A journalist’s iPhone may be the most valuable tool in their arsenal of gadgets; it also may be their most hazardous. According to National Security Agency whistleblower Edward Snowden, your smartphone may be giving you away by sending transmissions about your whereabouts. These satellite and cellular communications can be intercepted easily by government authorities, which use them to locate and apprehend journalists against their will. To detect these revealing transmissions, Snowden and well-known Xbox hacker Andrew “Bunnie” Huang are developing a radio transmission monitoring tool that fits into a standard phone battery case.
Snowden and Huang presented details on their tool during the recent Forbidden Research talk (video) at MIT’s Media Lab and published a technical paper that describes the scope of the problem and their proposed solution. The core of their tool is an open-source and user-inspectable introspection engine that monitors radio transmissions and alerts the owner when their phone is transmitting its location even though it is supposed to be in airplane mode. Users can check their phone in the field and confirm in real-time that it’s secure. All this monitoring hardware will be embedded in a battery case that looks innocuous from the outside.

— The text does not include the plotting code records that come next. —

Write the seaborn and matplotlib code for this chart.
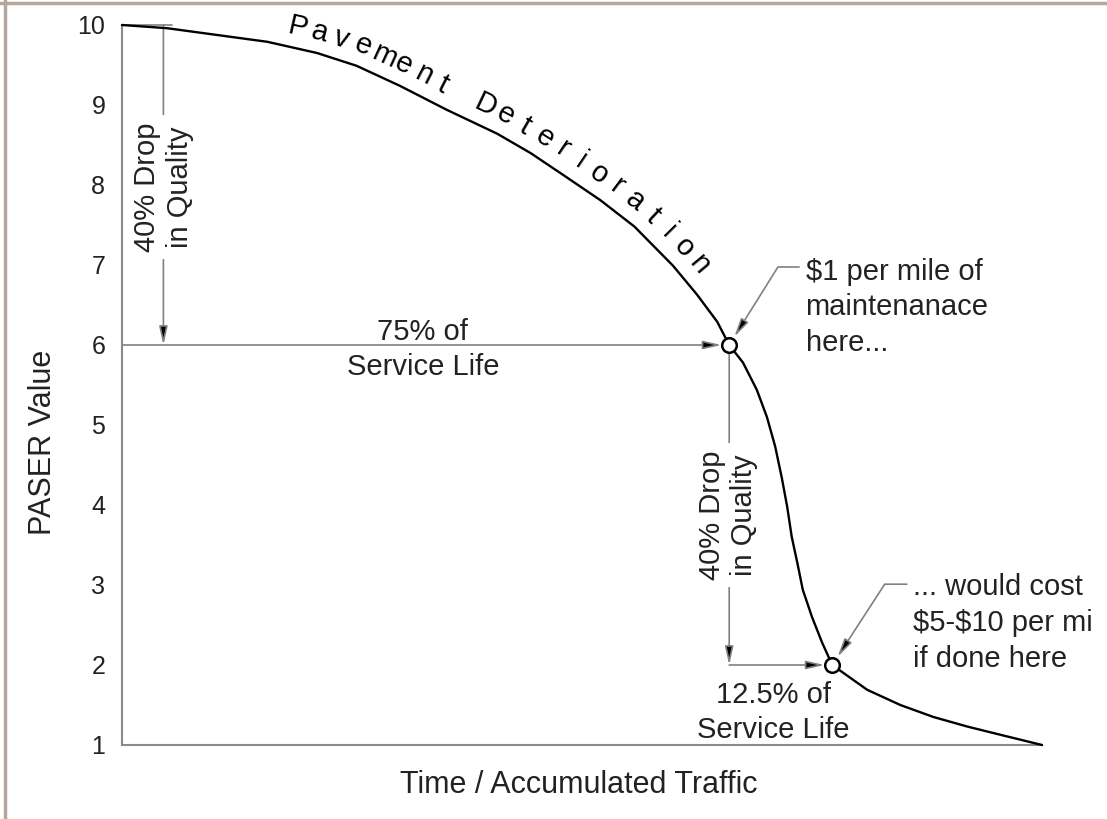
import numpy as np
import pandas as pd
import seaborn as sns
import matplotlib.pyplot as plt
from matplotlib.lines import Line2D

# curve (x = % of the drawn time axis, y = PASER)
life = [0, 4.9, 15.8, 21.2, 25.5, 30.2, 35.3, 40.8, 44.4, 47.9, 52.0, 55.7,
        59.9, 62.5, 64.7, 66.0, 67.5, 69.0, 70.1, 71.0, 71.7, 72.3, 72.8,
        73.4, 74.0, 75.0, 76.1, 77.2, 81.0, 84.6, 88.2, 91.9, 95.4, 100]
paser = [10, 9.96, 9.79, 9.65, 9.49, 9.24, 8.94, 8.64, 8.40, 8.13, 7.81, 7.48,
         6.99, 6.63, 6.29, 6.0, 5.78, 5.44, 5.10, 4.73, 4.35, 3.98, 3.60,
         3.28, 2.94, 2.60, 2.28, 2.0, 1.69, 1.50, 1.35, 1.23, 1.13, 1.0]

# the two marked points
point_x = [66.0, 77.2]
point_y = [6.0, 2.0]

yticks = list(range(1, 11))

sns.set_style("white")
plt.rcParams['font.family'] = ['Liberation Sans', 'DejaVu Sans']

fig = plt.figure(figsize=(11.07, 8.19), dpi=100)
ax = fig.add_axes([122/1107, 1-745/819, 920/1107, 720/819])

df = pd.DataFrame({'life': life, 'paser': paser})
sns.lineplot(data=df, x='life', y='paser', sort=False, color='k', lw=1.7,
             ax=ax, clip_on=False, zorder=3)
pts_df = pd.DataFrame({'x': point_x, 'y': point_y})
sns.scatterplot(data=pts_df, x='x', y='y', marker='o', s=110, color='white',
                edgecolor='k', linewidth=1.8, ax=ax, zorder=5, clip_on=False)

ax.set_xlim(0, 100)
ax.set_ylim(1, 10)
ax.set_yticks(yticks)
ax.set_xticks([])
ax.tick_params(axis='y', length=0, pad=12, labelsize=18, labelcolor='#222')
sns.despine(ax=ax)
for sp in ['left', 'bottom']:
    ax.spines[sp].set_color('#8a8a8a')
    ax.spines[sp].set_linewidth(1.5)

ax.set_ylabel('PASER Value', fontsize=22, color='#222')
ax.yaxis.set_label_coords(-0.07, 0.42)
ax.set_xlabel('Time / Accumulated Traffic', fontsize=22, color='#222')
ax.xaxis.set_label_coords(0.497, -0.035)

gray = '#808080'
fs = 21


def arrow(xy, xytext, shrinkA=0, shrinkB=0, conn='arc3'):
    ax.annotate('', xy=xy, xytext=xytext,
                arrowprops=dict(arrowstyle='-|>,head_length=1.1,head_width=0.25',
                                ec=gray, fc='k', lw=1.2, shrinkA=shrinkA,
                                shrinkB=shrinkB, connectionstyle=conn),
                annotation_clip=False, zorder=2)


# first 40% drop
ax.plot([0, 5.4], [10, 10], color=gray, lw=1.2, clip_on=False)
arrow((4.5, 6), (4.5, 10))
ax.text(4.5, 7.975, '40% Drop\nin Quality', rotation=90, ha='center', va='center',
        fontsize=fs, color='#222', zorder=4,
        bbox=dict(fc='white', ec='none', pad=5))
arrow((66, 6), (0, 6), shrinkB=5.5)
ax.text(32.7, 5.94, '75% of\nService Life', ha='center', va='center',
        fontsize=fs, color='#222', linespacing=1.3)

# second 40% drop
arrow((66, 2), (66, 6), shrinkA=5.5)
ax.text(65.9, 3.875, '40% Drop\nin Quality', rotation=90, ha='center', va='center',
        fontsize=fs, color='#222', zorder=4,
        bbox=dict(fc='white', ec='none', pad=5))
arrow((77.2, 2), (66, 2), shrinkB=5.5)
ax.text(70.8, 1.41, '12.5% of\nService Life', ha='center', va='center',
        fontsize=fs, color='#222', linespacing=1.3)

# cost notes
arrow((66, 6), (73.6, 6.975), shrinkB=7, conn='angle,angleA=180,angleB=58,rad=0')
ax.text(74.3, 6.47, '\\$1 per mile of\nmaintenanace\nhere...', ha='left', va='center',
        fontsize=fs, color='#222', linespacing=1.35)
arrow((77.2, 2), (85.3, 3.01), shrinkB=7, conn='angle,angleA=180,angleB=57,rad=0')
ax.text(86.0, 2.525, '... would cost\n\\$5-\\$10 per mi\nif done here', ha='left',
        va='center', fontsize=fs, color='#222', linespacing=1.35)

# curved label along the line
pts = ax.transData.transform(np.column_stack([life, paser]))
arc = np.concatenate([[0], np.cumsum(np.hypot(np.diff(pts[:, 0]), np.diff(pts[:, 1])))])
s0 = np.interp(18.6, life, arc)
s1 = np.interp(61.0, life, arc)
label = "Pavement Deterioration"
adv = [1.2 if c == ' ' else 1.0 for c in label]
steps = np.concatenate([[0], np.cumsum([(adv[i] + adv[i+1]) / 2 for i in range(len(label) - 1)])])
pos = s0 + steps / steps[-1] * (s1 - s0)
inv = ax.transData.inverted()
for ch, s in zip(label, pos):
    if ch == ' ':
        continue
    xa, ya = np.interp(s - 14, arc, pts[:, 0]), np.interp(s - 14, arc, pts[:, 1])
    xb, yb = np.interp(s + 14, arc, pts[:, 0]), np.interp(s + 14, arc, pts[:, 1])
    ang = np.arctan2(yb - ya, xb - xa)
    px, py = np.interp(s, arc, pts[:, 0]), np.interp(s, arc, pts[:, 1])
    bx, by = px - 13 * np.sin(ang), py + 13 * np.cos(ang)
    dx, dy = inv.transform((bx, by))
    ax.text(dx, dy, ch, rotation=np.degrees(ang), rotation_mode='anchor',
            ha='center', va='baseline', fontsize=21, color='k')

# thin frame of the original picture
fig.add_artist(Line2D([0, 1], [1 - 3/819] * 2, transform=fig.transFigure,
                      color='#b4a79d', lw=2.5))
fig.add_artist(Line2D([5/1107] * 2, [0, 1], transform=fig.transFigure,
                      color='#b4a79d', lw=2.5))

fig.savefig('out.png', dpi=100)
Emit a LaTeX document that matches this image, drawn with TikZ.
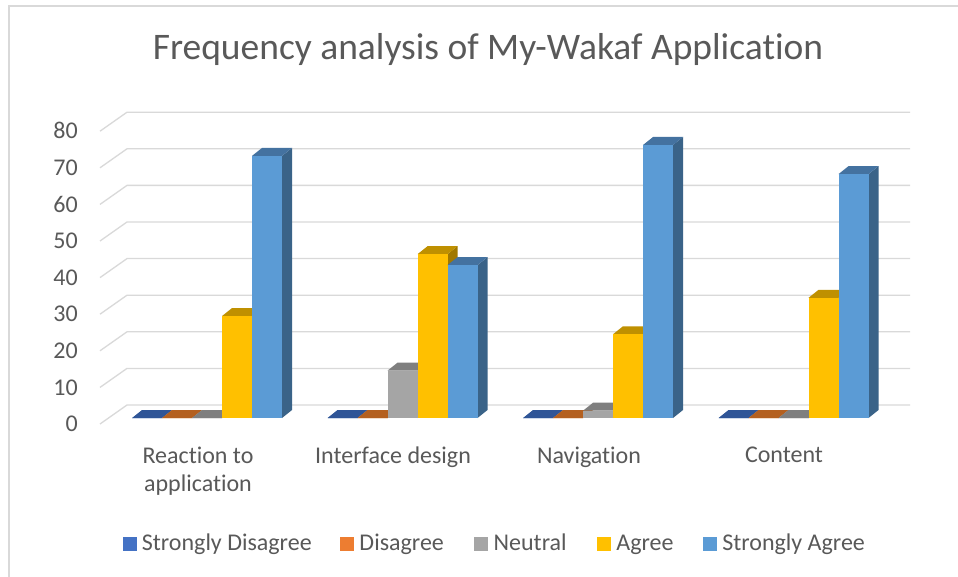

The proposed hardware resides outside the scope of the phone’s CPU and other internal hardware, allowing it to operate autonomously without being compromised by the monitoring and tracking systems embedded into the phone. It is covert enough to perform its monitoring without being detected by the operating system of the phone and has safeguards to prevent false negative or positive alerts. Snowden and Huang want their proposed security system to be accessible to a variety of users and have designed it with an intuitive interface that requires only minimal input from the user.
To streamline development of the hardware, Snowden and Huang chose the iPhone 6 as the first phone for field development of their tool. This model was chosen, not because it was more susceptible to attack, but because it is one of the most popular smartphones among journalists.
“The choice of model is driven primarily by what we understand to be the current preferences and tastes of reporters,” the pair noted in their report. “It has little to do with the relative security of any platform, as we assume any platform, be it iOS or Android, can and will be compromised by state-level adversaries.” Snowden and Huang obtained detailed iPhone schematics and components from China’s electronics markets and used this information to reverse-engineer the phone’s hardware and aid in the design of their introspection engine.
Though they chose to focus on the iPhone and its radio hardware, Snowden and Huang expect this technology to expand to other core hardware systems and even other smartphones in the future. They note that systems such as the filesystem can be monitored using an introspection engine attached to a mass storage device. The pair also point out in their paper that minimal phone hardware design changes, such as grouping radio control test points together, could make it easier to develop the introspection engine for future smartphone models.